As I recovered from surgery, and snuggled my newborn, I felt a palpable sadness creep over me. I cried, and cried some more, and part of me wished I could take it all back. I'm sure I could blame that moment of remorse on a relentless combination of postpartum hormones, looking at my beautiful baby, and knowing that I wouldn't have more children. Then again, maybe it was the finality of the procedure that made my current reality more daunting than comforting. Either way, I regretted not being able to change my mind. After two decades of birth control that I could easily decide to forego taking, it felt so life-altering to let a surgeon cut into my body and end my fertility.

Courtesy of Steph Montgomery

I don't know why I felt this overwhelming feeling of regret. I mean, I didn't make the decision lightly, and my husband and I agreed that our family is complete. We have five children, after all. But there's something so final about sterilization. I can't get pregnant. I can't get pregnant. After months of sleep deprivation, and adjusting to our new family of seven, I knew I was done, but the words still sounded so surreal.
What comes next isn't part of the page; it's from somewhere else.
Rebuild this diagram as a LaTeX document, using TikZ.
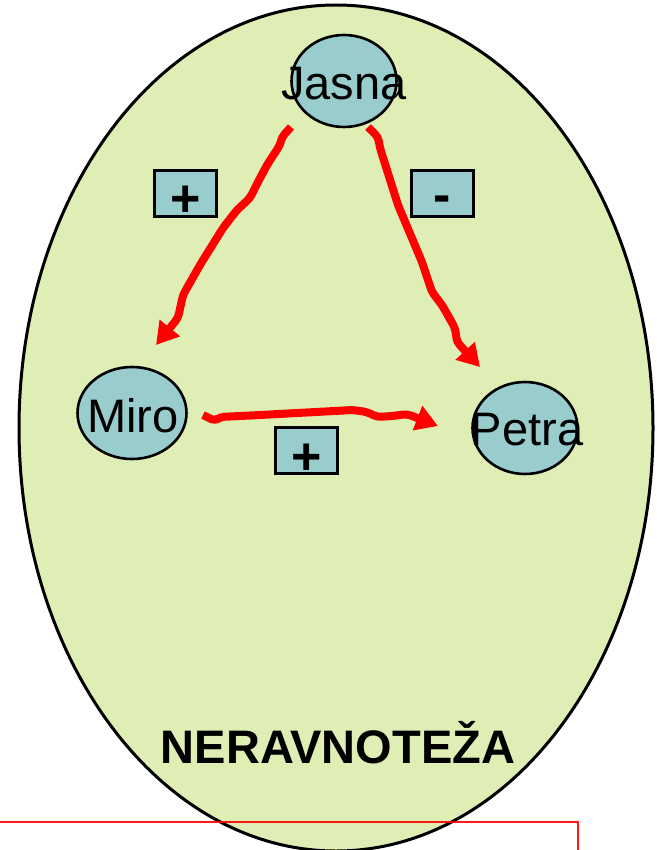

Then, a few weeks ago, I started throwing up, my period was late, and I wondered, could I be pregnant? I mean, I knew the chances of getting pregnant after a tubal ligation were pretty small, but I hadn't felt that sick since I was pregnant with my son. I took a pregnancy test, and found myself actually hoping that it would be positive. But, wait, I didn't want to be pregnant, right? We're done expanding our family. I'm done having children. We had a new plan, remember?

Who was I, if not a woman capable of reproducing if she wanted?

Fortunately, the test was negative. So were the next three tests. When my period arrived, though, I was a little disappointed. I found myself feeling lost, confused, sad, regretful, thankful, and anxious. Who was I, if not a woman capable of reproducing if she wanted? Who am I right now, if I can't at least make a definitive decision about my reproductive choices?

Now, after a lot of thought, sleepless nights, a teething baby, and a house full of kids and chaos, I can tell you that I absolutely don't want to be pregnant, and I am sure (and I mean totally sure) that I don't want to have any more children. Yet, every milestone my son reaches makes me feel intensely sad. His first laugh is my last baby laughing. His first crawl is my last baby crawling. His first blueberry is my last baby trying blueberries for the first time. I can't stop crying.

Courtesy of Steph Montgomery

I think it hurts, in part, because it represents the end to a chapter of my life. I've spent the majority of my life actively preventing pregnancy, actively trying to conceive, or pregnant. Now that I'm done with all three, I don't really know what I am doing. My period is no longer cause for celebration or disappointment. It's just a period. Sex without worrying about pregnancy is fantastic, but what if my sex life only goes down from here? I know that these worries are probably irrational, but that doesn't stop me from having them.

I am getting to a place of peace with being done having babies, even if it is still a bittersweet realization. Honestly, I don't know when the sadness will go away, entirely. Maybe menopause? Or maybe a little bit every day, as I watch my kids grow? Until then, I will curse my period, snuggle my baby, and enjoy my unplanned family just the way it is.